— begin Data section —

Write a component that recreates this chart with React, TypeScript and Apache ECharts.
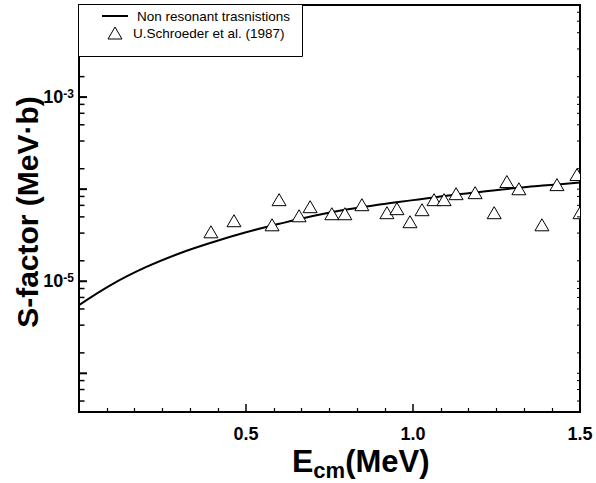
import { useEffect, useRef } from 'react';
import * as echarts from 'echarts';

// ---- data ----
const curveX = [0, 0.1, 0.2, 0.3, 0.4, 0.5, 0.6, 0.7, 0.8, 0.9, 1.0, 1.1, 1.2, 1.3, 1.4, 1.5];
const curveY = [5.5e-6, 9.3e-6, 1.42e-5, 2.0e-5, 2.65e-5, 3.4e-5, 4.2e-5, 5.1e-5, 6.0e-5, 6.8e-5, 7.6e-5, 8.5e-5, 9.3e-5, 1.02e-4, 1.1e-4, 1.18e-4];

const expX = [0.395, 0.464, 0.578, 0.599, 0.659, 0.692, 0.757, 0.796, 0.847, 0.922, 0.952, 0.991, 1.027, 1.063, 1.093, 1.129, 1.186, 1.243, 1.281, 1.317, 1.386, 1.431, 1.491, 1.5];
const expY = [3.44e-5, 4.54e-5, 4.1e-5, 7.69e-5, 5.14e-5, 6.45e-5, 5.41e-5, 5.41e-5, 6.78e-5, 5.55e-5, 6.14e-5, 4.43e-5, 5.98e-5, 7.69e-5, 7.69e-5, 8.93e-5, 9.16e-5, 5.55e-5, 1.21e-4, 1.01e-4, 4.1e-5, 1.12e-4, 1.44e-4, 5.55e-5];

const xTickLabels = ['0.5', '1.0', '1.5'];
const yLabelExponents = [-3, -5];
const yMajorTicks = [1e-6, 1e-5, 1e-4, 1e-3];
const yMinorTicks = [
  5e-7, 6.667e-7, 8.333e-7,
  1.667e-6, 3.333e-6, 5e-6, 6.667e-6, 8.333e-6,
  1.667e-5, 3.333e-5, 5e-5, 6.667e-5, 8.333e-5,
  1.667e-4, 3.333e-4, 5e-4, 6.667e-4, 8.333e-4,
  1.667e-3, 3.333e-3, 5e-3, 6.667e-3, 8.333e-3,
];

const xMin = 0;
const xMax = 1.5;
const yMin = 3.8e-7;
const yMax = 1e-2;

const seriesNames = ['Non resonant trasnistions', 'U.Schroeder et al. (1987)'];

const FONT = '"Liberation Sans", Arial, Helvetica, sans-serif';

export default function App() {
  const ref = useRef<HTMLDivElement>(null);

  useEffect(() => {
    const chart = echarts.init(ref.current!, null, { renderer: 'svg' });

    const tickData: number[][] = [
      ...yMajorTicks.map((v) => [xMin, v, 1]),
      ...yMinorTicks.map((v) => [xMin, v, 0]),
    ];

    const option: any = {
      animation: false,
      backgroundColor: '#fff',
      textStyle: { fontFamily: FONT },
      grid: {
        left: 79,
        right: 16,
        top: 5,
        bottom: 71,
        show: true,
        borderColor: '#000',
        borderWidth: 2,
        backgroundColor: 'transparent',
      },
      xAxis: {
        type: 'value',
        min: xMin,
        max: xMax,
        interval: 0.5,
        axisLine: { show: true, lineStyle: { color: '#000', width: 2 } },
        axisTick: { show: true, inside: true, length: 8, lineStyle: { color: '#000', width: 1.5 } },
        minorTick: { show: true, splitNumber: 6, length: 4, lineStyle: { color: '#000', width: 1.2 } },
        splitLine: { show: false },
        axisLabel: {
          color: '#000',
          fontSize: 18,
          fontWeight: 'bold',
          fontFamily: FONT,
          margin: 13,
          formatter: (v: number) => {
            const s = v.toFixed(1);
            return xTickLabels.includes(s) ? s : '';
          },
        },
      },
      yAxis: {
        type: 'log',
        logBase: 10,
        min: yMin,
        max: yMax,
        axisLine: { show: true, lineStyle: { color: '#000', width: 2 } },
        axisTick: { show: false },
        splitLine: { show: false },
        axisLabel: {
          margin: 5,
          formatter: (v: number) => {
            const lg = Math.log10(v);
            const e = Math.round(lg);
            if (Math.abs(lg - e) > 0.01 || !yLabelExponents.includes(e)) return '';
            return '{b|10}{s|' + e + '}';
          },
          rich: {
            b: { fontSize: 18, fontWeight: 'bold', color: '#000', fontFamily: FONT },
            s: { fontSize: 12, fontWeight: 'bold', color: '#000', fontFamily: FONT, verticalAlign: 'top', padding: [0, 0, 6, 0] },
          },
        },
      },
      series: [
        {
          name: seriesNames[0],
          type: 'line',
          data: curveX.map((x, i) => [x, curveY[i]]),
          smooth: 0.4,
          showSymbol: false,
          symbol: 'none',
          lineStyle: { color: '#000', width: 2 },
          z: 2,
          silent: true,
        },
        {
          name: seriesNames[1],
          type: 'custom',
          coordinateSystem: 'cartesian2d',
          clip: true,
          data: expX.map((x, i) => [x, expY[i]]),
          z: 3,
          silent: true,
          renderItem: (_p: any, api: any) => {
            const p = api.coord([api.value(0), api.value(1)]);
            const w = 14;
            const h = 12;
            return {
              type: 'polygon',
              shape: {
                points: [
                  [p[0], p[1] - h / 2],
                  [p[0] + w / 2, p[1] + h / 2],
                  [p[0] - w / 2, p[1] + h / 2],
                ],
              },
              style: { fill: '#fff', stroke: '#000', lineWidth: 1 },
            };
          },
        },
        {
          name: 'yticks',
          type: 'custom',
          coordinateSystem: 'cartesian2d',
          data: tickData,
          z: 4,
          silent: true,
          renderItem: (_p: any, api: any) => {
            const v = api.value(1);
            const major = api.value(2) === 1;
            const l = api.coord([xMin, v]);
            const r = api.coord([xMax, v]);
            const children: any[] = [
              {
                type: 'line',
                shape: { x1: l[0], y1: l[1], x2: l[0] + (major ? 8 : 5.5), y2: l[1] },
                style: { stroke: '#000', lineWidth: major ? 2 : 1.5 },
              },
              {
                type: 'line',
                shape: { x1: r[0] - 3, y1: r[1], x2: r[0], y2: r[1] },
                style: { stroke: '#000', lineWidth: 1 },
              },
            ];
            return { type: 'group', children };
          },
        },
      ],
      graphic: [
        // white mask right of the plot so edge triangles are cut at the frame
        {
          type: 'rect',
          z: 50,
          shape: { x: 581, y: 0, width: 15, height: 411 },
          style: { fill: '#fff' },
        },
        // legend box
        {
          type: 'rect',
          z: 100,
          shape: { x: 78.5, y: 4.5, width: 224, height: 52 },
          style: { fill: '#fff', stroke: '#000', lineWidth: 1 },
        },
        {
          type: 'line',
          z: 101,
          shape: { x1: 102, y1: 16, x2: 128, y2: 16 },
          style: { stroke: '#000', lineWidth: 2 },
        },
        {
          type: 'polygon',
          z: 101,
          shape: { points: [[115, 27], [122, 39], [108, 39]] },
          style: { fill: '#fff', stroke: '#000', lineWidth: 1 },
        },
        {
          type: 'text',
          z: 101,
          x: 137,
          y: 16,
          style: {
            text: seriesNames[0],
            font: '13.5px ' + FONT,
            fill: '#000',
            align: 'left',
            verticalAlign: 'middle',
            textAlign: 'left',
            textVerticalAlign: 'middle',
          },
        },
        {
          type: 'text',
          z: 101,
          x: 133,
          y: 33,
          style: {
            text: seriesNames[1],
            font: '13.5px ' + FONT,
            fill: '#000',
            align: 'left',
            verticalAlign: 'middle',
            textAlign: 'left',
            textVerticalAlign: 'middle',
          },
        },
        // y axis title
        {
          type: 'text',
          z: 101,
          x: 27,
          y: 212,
          rotation: Math.PI / 2,
          style: {
            text: 'S-factor (MeV·b)',
            font: 'bold 30px ' + FONT,
            fill: '#000',
            align: 'center',
            verticalAlign: 'middle',
            textAlign: 'center',
            textVerticalAlign: 'middle',
          },
        },
        // x axis title
        {
          type: 'text',
          z: 101,
          x: 292,
          y: 461,
          style: {
            text: '{e|E}{c|cm}{m|(MeV)}',
            fill: '#000',
            align: 'left',
            verticalAlign: 'middle',
            textAlign: 'left',
            textVerticalAlign: 'middle',
            rich: {
              e: { fontSize: 32, fontWeight: 'bold', fontFamily: FONT, fill: '#000', lineHeight: 40, verticalAlign: 'middle' },
              c: { fontSize: 22, fontWeight: 'bold', fontFamily: FONT, fill: '#000', lineHeight: 26, verticalAlign: 'bottom' },
              m: { fontSize: 31, fontWeight: 'bold', fontFamily: FONT, fill: '#000', lineHeight: 40, verticalAlign: 'middle' },
            },
          },
        },
      ],
    };

    chart.setOption(option);
    return () => chart.dispose();
  }, []);

  return (
    <div
      ref={ref}
      style={{ position: 'fixed', left: 0, top: 0, width: 596, height: 483 }}
    />
  );
}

— end Data section —

Task details:
Leave out any pictures and return exactly the lines from the beginning of the data through the line with "1.02e-4, 1.1e-4, 1.18e-4];", inclusive.

Written solution:
Write a component that recreates this chart with React, TypeScript and Apache ECharts.
import { useEffect, useRef } from 'react';
import * as echarts from 'echarts';

// ---- data ----
const curveX = [0, 0.1, 0.2, 0.3, 0.4, 0.5, 0.6, 0.7, 0.8, 0.9, 1.0, 1.1, 1.2, 1.3, 1.4, 1.5];
const curveY = [5.5e-6, 9.3e-6, 1.42e-5, 2.0e-5, 2.65e-5, 3.4e-5, 4.2e-5, 5.1e-5, 6.0e-5, 6.8e-5, 7.6e-5, 8.5e-5, 9.3e-5, 1.02e-4, 1.1e-4, 1.18e-4];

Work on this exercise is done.